Do any lines in the data below contain "matplotlib"? If so, copy every one of them.

[Data to use]

- - - - - - -

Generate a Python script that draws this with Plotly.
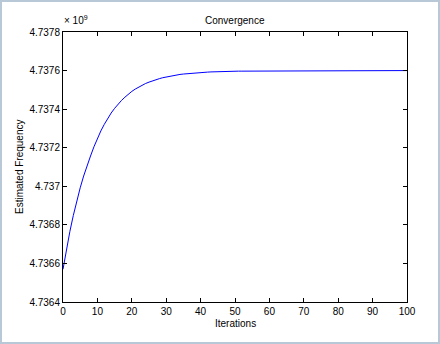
import plotly.graph_objects as go

# Iteration index and the frequency estimate (Hz) after each iteration
iterations = list(range(0, 101))
estimated_frequency = [
    4736570000, 4736673000, 4736766000, 4736849000, 4736924000,
    4736992000, 4737053000, 4737108000, 4737157000, 4737205000,
    4737248000, 4737287000, 4737321000, 4737352000, 4737380000,
    4737404000, 4737426000, 4737445000, 4737462000, 4737478000,
    4737492000, 4737504000, 4737515000, 4737524000, 4737533000,
    4737540000, 4737547000, 4737553000, 4737558000, 4737563000,
    4737567000, 4737571000, 4737574000, 4737577000, 4737580000,
    4737582000, 4737584000, 4737586000, 4737587000, 4737589000,
    4737590000, 4737591000, 4737592000, 4737593000, 4737594000,
    4737594000, 4737595000, 4737595000, 4737596000, 4737596000,
    4737596000, 4737597000, 4737597000, 4737597000, 4737597000,
    4737598000, 4737598000, 4737598000, 4737598000, 4737600000,
    4737600000, 4737600000, 4737600000, 4737600000, 4737600000,
    4737600000, 4737600000, 4737600000, 4737600000, 4737600000,
    4737600000, 4737600000, 4737600000, 4737600000, 4737600000,
    4737600000, 4737600000, 4737600000, 4737600000, 4737600000,
    4737600000, 4737600000, 4737600000, 4737600000, 4737600000,
    4737600000, 4737600000, 4737600000, 4737600000, 4737600000,
    4737600000, 4737600000, 4737600000, 4737600000, 4737600000,
    4737600000, 4737600000, 4737600000, 4737600000, 4737600000,
    4737600000,
]

# Axis ticks
x_ticks = [0, 10, 20, 30, 40, 50, 60, 70, 80, 90, 100]
y_ticks = [4736400000, 4736600000, 4736800000, 4737000000,
           4737200000, 4737400000, 4737600000, 4737800000]
y_tick_labels = ["4.7364", "4.7366", "4.7368", "4.737",
                 "4.7372", "4.7374", "4.7376", "4.7378"]

W, H = 440, 344
L, R, T, B = 63, 33, 32, 42
PW, PH = W - L - R, H - T - B

def px(x):
    return (x - L) / PW

def py(y):
    return (H - B - y) / PH

FONT = "Liberation Sans, Arial, Helvetica, sans-serif"

fig = go.Figure()
fig.add_trace(go.Scatter(
    x=iterations, y=estimated_frequency, mode="lines",
    line=dict(color="#0000ff", width=1), showlegend=False,
    hoverinfo="skip",
))

axis_common = dict(
    showgrid=False, zeroline=False, showline=True, linecolor="black",
    linewidth=1, mirror="allticks", ticks="inside", ticklen=4,
    tickwidth=1, tickcolor="black",
    tickfont=dict(family=FONT, size=10, color="black"),
)

fig.update_xaxes(range=[0, 100], tickmode="array", tickvals=x_ticks,
                 **axis_common)
fig.update_yaxes(range=[4736400000, 4737800000], tickmode="array",
                 tickvals=y_ticks, ticktext=y_tick_labels, **axis_common)

annotations = [
    dict(text="Convergence", x=0.5, y=py(20.5), xref="paper", yref="paper",
         xanchor="center", yanchor="middle", showarrow=False,
         font=dict(family=FONT, size=10, color="black")),
    dict(text="Iterations", x=0.5, y=py(323.5), xref="paper", yref="paper",
         xanchor="center", yanchor="middle", showarrow=False,
         font=dict(family=FONT, size=10, color="black")),
    dict(text="Estimated Frequency", x=px(19), y=py(167), xref="paper",
         yref="paper", xanchor="center", yanchor="middle", textangle=-90,
         showarrow=False, font=dict(family=FONT, size=10, color="black")),
    dict(text="\u00d7 10<sup>9</sup>", x=px(62), y=py(28), xref="paper",
         yref="paper", xanchor="left", yanchor="bottom", showarrow=False,
         font=dict(family=FONT, size=10, color="black")),
]

# Thin frame around the whole figure
shapes = [
    dict(type="rect", xref="paper", yref="paper",
         x0=px(1), x1=px(W - 1), y0=py(H - 1), y1=py(1),
         line=dict(color="#b9c8d6", width=2), fillcolor="rgba(0,0,0,0)",
         layer="below"),
]

fig.update_layout(
    width=W, height=H,
    margin=dict(l=L, r=R, t=T, b=B, pad=0),
    paper_bgcolor="white", plot_bgcolor="white",
    annotations=annotations, shapes=shapes,
    showlegend=False,
)

fig.write_html("out.html", config={"displayModeBar": False})
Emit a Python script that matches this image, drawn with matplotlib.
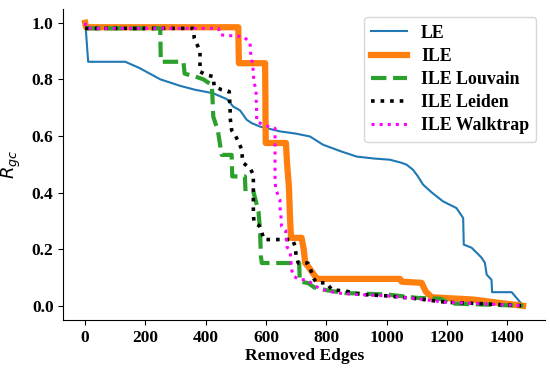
import matplotlib
matplotlib.use('Agg')
import matplotlib.pyplot as plt

le_x = [0, 2, 10, 133, 180, 249, 315, 365, 424, 470, 491, 514, 536, 553, 580, 647, 700, 746,
        789, 850, 901, 960, 1011, 1050, 1067, 1088, 1104, 1121, 1150, 1187, 1232, 1254, 1256,
        1282, 1315, 1326, 1332, 1348, 1350, 1415, 1445, 1453]
le_y = [1.0, 0.98, 0.862, 0.862, 0.84, 0.80, 0.777, 0.763, 0.751, 0.73, 0.704, 0.69, 0.657, 0.645,
        0.633, 0.616, 0.608, 0.598, 0.569, 0.545, 0.527, 0.52, 0.516, 0.505, 0.498, 0.48, 0.457,
        0.428, 0.40, 0.369, 0.345, 0.31, 0.216, 0.205, 0.17, 0.152, 0.11, 0.092, 0.048, 0.048,
        0.01, 0.0]

ile_x = [0, 3, 508, 510, 597, 599, 666, 670, 676, 680, 683, 718, 725, 730, 739, 763, 770, 1044,
         1050, 1116, 1130, 1150, 1287, 1376, 1453]
ile_y = [1.0, 0.984, 0.984, 0.857, 0.857, 0.575, 0.575, 0.50, 0.42, 0.30, 0.24, 0.24, 0.20, 0.151,
         0.14, 0.104, 0.095, 0.095, 0.085, 0.081, 0.05, 0.03, 0.022, 0.01, 0.0]

louvain_x = [0, 249, 251, 326, 330, 365, 392, 420, 422, 425, 440, 453, 486, 488, 530, 532, 558,
             575, 580, 583, 586, 710, 712, 740, 760, 800, 862, 1000, 1100, 1177, 1210, 1453]
louvain_y = [0.98, 0.98, 0.862, 0.862, 0.82, 0.81, 0.80, 0.78, 0.745, 0.668, 0.62, 0.533, 0.533,
             0.457, 0.457, 0.404, 0.404, 0.333, 0.27, 0.175, 0.151, 0.151, 0.086, 0.08, 0.065,
             0.055, 0.045, 0.04, 0.028, 0.025, 0.008, 0.0]

leiden_x = [0, 359, 362, 381, 381, 403, 425, 428, 453, 478, 481, 481, 486, 497, 508, 520, 521,
            525, 547, 558, 558, 560, 577, 586, 593, 688, 697, 700, 707, 739, 752, 757, 768, 801,
            818, 868, 912, 1000, 1100, 1200, 1300, 1453]
leiden_y = [0.98, 0.98, 0.945, 0.90, 0.827, 0.815, 0.81, 0.775, 0.763, 0.757, 0.69, 0.664, 0.62,
            0.604, 0.58, 0.551, 0.527, 0.504, 0.486, 0.463, 0.33, 0.295, 0.283, 0.26, 0.234,
            0.234, 0.209, 0.175, 0.151, 0.151, 0.116, 0.098, 0.081, 0.081, 0.057, 0.051, 0.04,
            0.035, 0.025, 0.012, 0.008, 0.0]

walktrap_x = [0, 3, 442, 448, 525, 547, 548, 550, 556, 558, 560, 567, 567, 568, 569, 569, 608,
              630, 630, 632, 646, 647, 650, 652, 665, 669, 680, 683, 684, 691, 713, 735, 774, 789,
              835, 900, 1000, 1100, 1200, 1300, 1453]
walktrap_y = [1.0, 0.98, 0.98, 0.957, 0.951, 0.93, 0.91, 0.88, 0.85, 0.82, 0.79, 0.763, 0.739,
              0.71, 0.68, 0.65, 0.633, 0.627, 0.445, 0.413, 0.375, 0.34, 0.31, 0.28, 0.266, 0.21,
              0.188, 0.157, 0.131, 0.104, 0.092, 0.092, 0.063, 0.057, 0.045, 0.04, 0.035, 0.025,
              0.012, 0.008, 0.0]

FONT = 'Liberation Serif'

fig = plt.figure(figsize=(5.5, 3.72), dpi=100)
ax = fig.add_axes([0.115, 0.14, 0.876, 0.837])

ax.plot(le_x, le_y, color='tab:blue', lw=1.5, label='LE')
ax.plot(ile_x, ile_y, color='tab:orange', lw=4.5, label='ILE')
ax.plot(louvain_x, louvain_y, color='tab:green', ls='--', lw=3, label='ILE Louvain')
ax.plot(leiden_x, leiden_y, color='k', ls=':', lw=2.6, label='ILE Leiden')
ax.plot(walktrap_x, walktrap_y, color='magenta', ls=':', lw=2.2, label='ILE Walktrap')

# Оформление
ax.spines['top'].set_visible(False)
ax.spines['right'].set_visible(False)
ax.set_xticks([0, 200, 400, 600, 800, 1000, 1200, 1400])
ax.set_yticks([0.0, 0.2, 0.4, 0.6, 0.8, 1.0])
for lbl in ax.get_xticklabels() + ax.get_yticklabels():
    lbl.set_fontfamily(FONT)
    lbl.set_fontweight('bold')
    lbl.set_fontsize(12.5)
ax.set_xlabel('Removed Edges', fontfamily=FONT, fontweight='bold', fontsize=12.5, labelpad=2)
ax.set_ylabel('$R_{gc}$', fontsize=13, labelpad=6)
ax.legend(loc='upper right', prop={'family': FONT, 'weight': 'bold', 'size': 12.8},
          handlelength=2.0, labelspacing=0.35, borderaxespad=0.5, bbox_to_anchor=(1.0, 1.0))

fig.savefig('out.png', dpi=100)
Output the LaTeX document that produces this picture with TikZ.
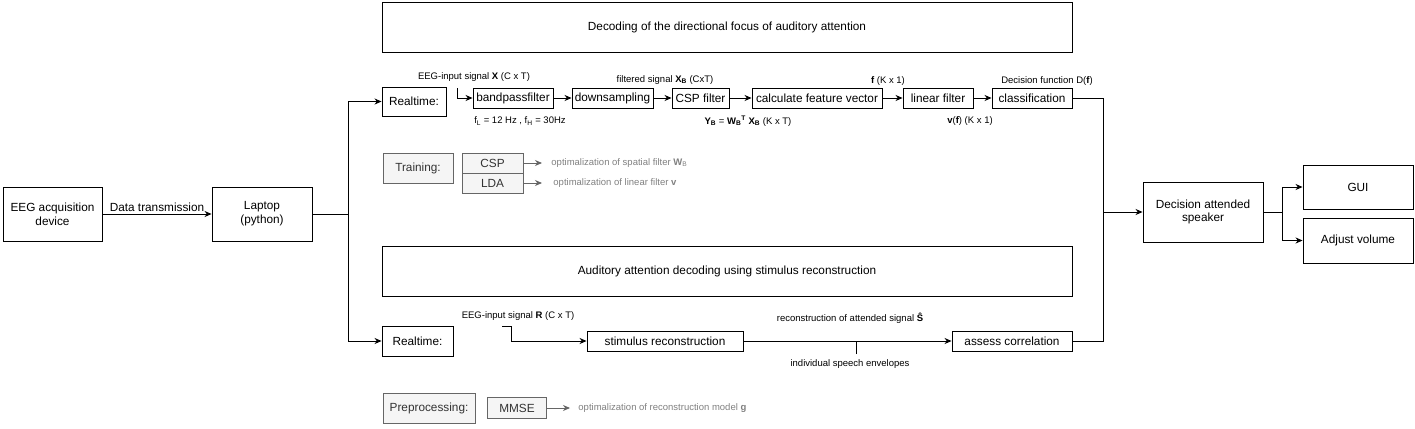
\documentclass[tikz,border=0pt]{standalone}
\usepackage{fontspec}
\setmainfont{Liberation Sans}
\usetikzlibrary{arrows.meta}
\definecolor{fillgray}{HTML}{F5F5F5}
\definecolor{linegray}{HTML}{666666}
\definecolor{textgray}{HTML}{333333}
\definecolor{notegray}{HTML}{808080}

\begin{document}
\begin{tikzpicture}[x=1pt,y=-1pt,>={Stealth[length=7pt,width=6pt,inset=2.2pt]},line width=0.9pt,
    block/.style={draw,rectangle,inner sep=0pt,align=center,font=\fontsize{11.8}{13.8}\selectfont},
    wh/.style 2 args={minimum width=#1pt,minimum height=#2pt},
    train/.style={block,draw=linegray,fill=fillgray,text=textgray},
    lbl/.style={inner sep=0pt,font=\fontsize{9.5}{11}\selectfont},
    note/.style={lbl,anchor=west,text=notegray}]
    \useasboundingbox (0,0) rectangle (1415,428);

    % sections
    \node[block,wh={690}{50}] (topic1) at (727,27) {Decoding of the directional focus of auditory attention};
    \node[block,wh={690}{50}] (topic2) at (727,271) {Auditory attention decoding using stimulus reconstruction};

    % acquisition
    \node[block,wh={99}{54}] (eeg) at (52.5,214) {EEG acquisition\\device};
    \node[block,wh={100}{54}] (laptop) at (262,214) {Laptop\\(python)};
    \coordinate (split) at (348,214);

    % realtime chain (top)
    \node[block,wh={64}{29}] (rt1) at (414,101.5) {Realtime:};
    \node[block,wh={80}{20}] (bpf) at (513,98) {bandpassfilter};
    \node[block,wh={81}{20}] (down) at (612.5,98) {downsampling};
    \node[block,wh={57}{20}] (csp) at (700.5,98) {CSP filter};
    \node[block,wh={130}{20}] (feat) at (817,98) {calculate feature vector};
    \node[block,wh={70}{20}] (lin) at (938,98) {linear filter};
    \node[block,wh={80}{20}] (cls) at (1032,98) {classification};
    \coordinate (in1) at (457,88);

    \node[lbl] (xlbl) at (474,77) {EEG-input signal \textbf{X} (C x T)};
    \node[lbl] (flbl) at (520,121) {f\textsubscript{L} = 12 Hz , f\textsubscript{H} = 30Hz};
    \node[lbl] (xblbl) at (665,80) {filtered signal \textbf{X\textsubscript{B}} (CxT)};
    \node[lbl] (yblbl) at (748,121) {\textbf{Y\textsubscript{B}} = \textbf{W\textsubscript{B}\textsuperscript{T}} \textbf{X\textsubscript{B}} (K x T)};
    \node[lbl] (fklbl) at (888,81) {\textbf{f} (K x 1)};
    \node[lbl] (vlbl) at (970,121) {\textbf{v}(\textbf{f}) (K x 1)};
    \node[lbl] (dlbl) at (1047,81) {Decision function D(\textbf{f})};

    % training
    \node[train,wh={70}{30}] (training) at (418,168) {Training:};
    \node[train,wh={61}{20}] (cspt) at (492.5,163) {CSP};
    \node[train,wh={61}{20}] (lda) at (492.5,183) {LDA};
    \coordinate (cspend) at (542,163);
    \coordinate (ldaend) at (542,183);
    \node[note] (wnote) at (551,163) {optimalization of spatial filter \textbf{W}\textsubscript{B}};
    \node[note] (vnote) at (553,183) {optimalization of linear filter \textbf{v}};

    % realtime chain (bottom)
    \node[block,wh={71}{30}] (rt2) at (417.5,341) {Realtime:};
    \node[block,wh={156}{20}] (stim) at (665,341) {stimulus reconstruction};
    \node[block,wh={120}{20}] (assess) at (1012,341) {assess correlation};
    \coordinate (in2) at (502,326);
    \coordinate (env) at (856,354);
    \node[lbl] (rlbl) at (518,316) {EEG-input signal \textbf{R} (C x T)};
    \node[lbl] (slbl) at (850,318) {reconstruction of attended signal \textbf{Ŝ}};
    \node[lbl] (elbl) at (850,364) {individual speech envelopes};

    % preprocessing
    \node[train,wh={92}{30}] (prep) at (429,408) {Preprocessing:};
    \node[train,wh={59}{21}] (mmse) at (517,408) {MMSE};
    \coordinate (mmseend) at (570,408);
    \node[note] (gnote) at (578,408) {optimalization of reconstruction model \textbf{g}};

    % output
    \node[block,wh={120}{60}] (dec) at (1203,212) {Decision attended\\speaker};
    \node[block,wh={110}{44}] (gui) at (1358,187) {GUI};
    \node[block,wh={110}{45}] (vol) at (1358,240.5) {Adjust volume};
    \coordinate (merge) at (1103,212);
    \coordinate (branch) at (1282,212);

    \draw[->] (eeg) -- node[above,font=\fontsize{11.8}{13.8}\selectfont,inner sep=2pt] {Data transmission} (laptop);
    \draw (laptop) -- (split);
    \draw[->] (split) |- (rt1);
    \draw[->] (split) |- (rt2);

    \path[->]
    (in1) edge [to path={|- (\tikztotarget)}] (bpf)
    (bpf) edge (down)
    (down) edge (csp)
    (csp) edge (feat)
    (feat) edge (lin)
    (lin) edge (cls)
    ;
    \draw (cls) -| (merge);
    \draw (assess) -| (merge);
    \draw[->] (merge) -- (dec);

    \draw[->] (in2) -- ++(9,0) |- (stim);
    \draw[->] (stim) -- (assess);
    \draw (env) -- (env |- stim);

    \draw[->,linegray] (cspt) -- (cspend);
    \draw[->,linegray] (lda) -- (ldaend);
    \draw[->,linegray] (mmse) -- (mmseend);

    \draw (dec) -- (branch);
    \draw[->] (branch) |- (gui);
    \draw[->] (branch) |- (vol);
  \end{tikzpicture}
\end{document}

- - - - - - -

[Exercise output]
Emit a Python script that matches this image, drawn with matplotlib.
import matplotlib
matplotlib.use('Agg')
import matplotlib.pyplot as plt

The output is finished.